2012-05-29 20:19, William_J_G Overington wrote:

If it were not done and, as a result of inconsistent encodings for a particular 
currency symbol in documents, at some future time there were to be chaos 
somewhere because a data file had been sent from one bank to another bank and 
the two banks were using incompatible encodings for a particular currency 
symbol, then it would not be a small technicality, yet perhaps the first item 
on the television news bulletin.

I surely hope that no bank that I use transmits data to another bank using currency symbols. In interbanking processes, internationalized currency codes are the only acceptable way.

Well, I feel that it is entirely proportionate to regard encoding a new 
currency symbol as an urgent question.

It’s no more urgent than encoding a new phonetic or mathematical symbol or hieroglyph. You still have to allow ten years or so for delivery (i.e., for everything needed to make the symbol *reasonably* safe to use in information interchange and processing).

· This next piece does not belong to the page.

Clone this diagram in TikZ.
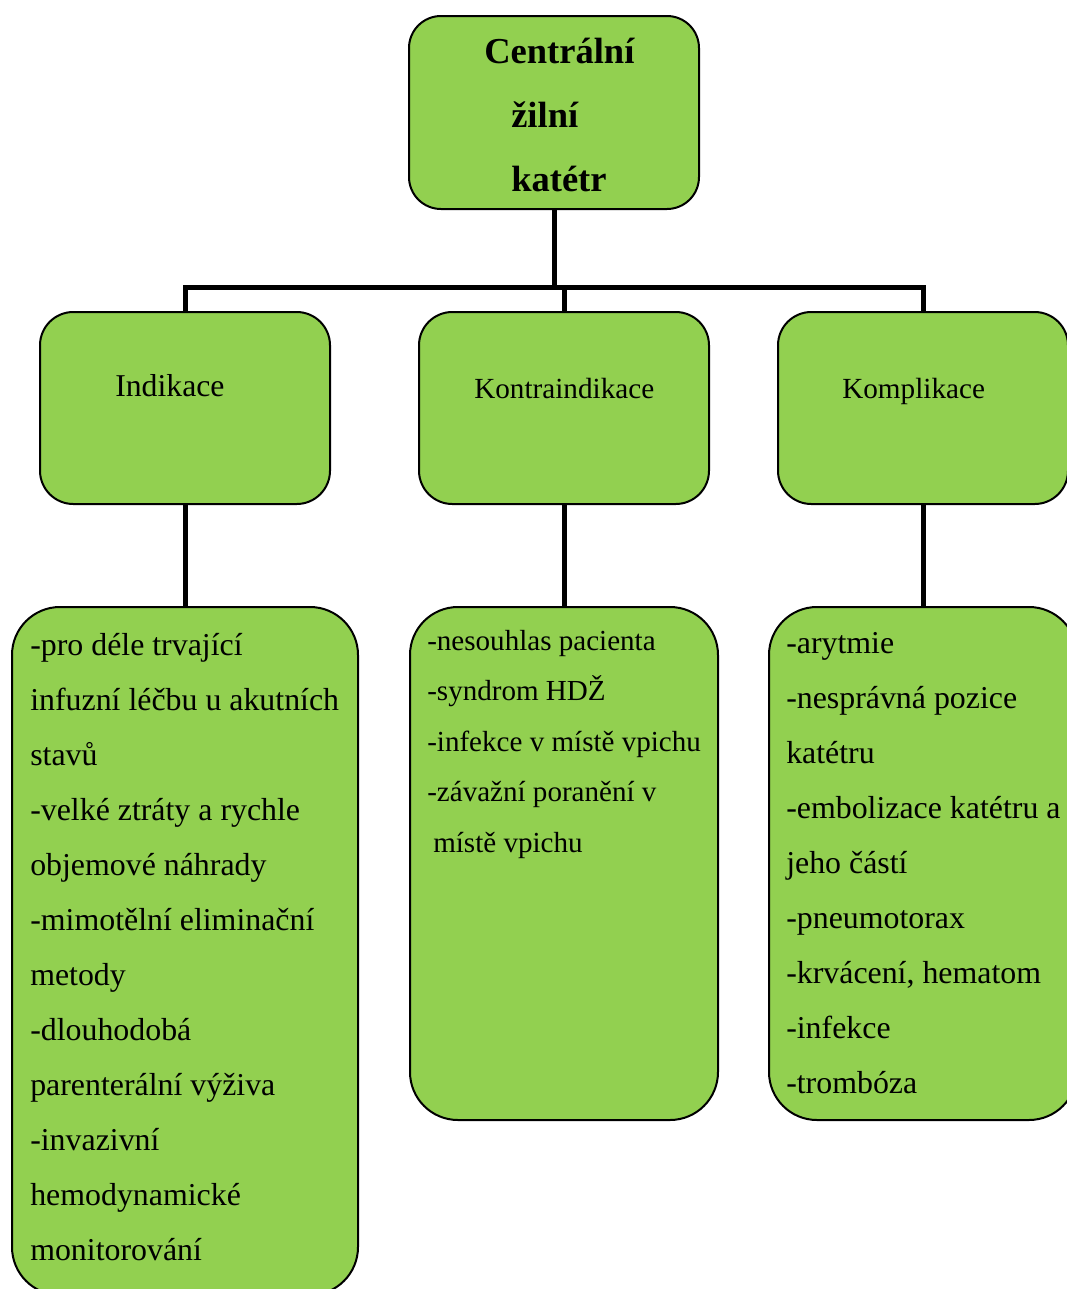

It sets a questionable precedent.

Well, maybe a precedent for currency symbols, yet not for other symbols, such 
as those that I have designed.

Well, this is about political pressures that are allowed to affect procedures and processes. Surely the precedent means that if you have a very large company or an important government, you can have your favorite symbol introduced on a fast-track lane and bypassing normal critical review.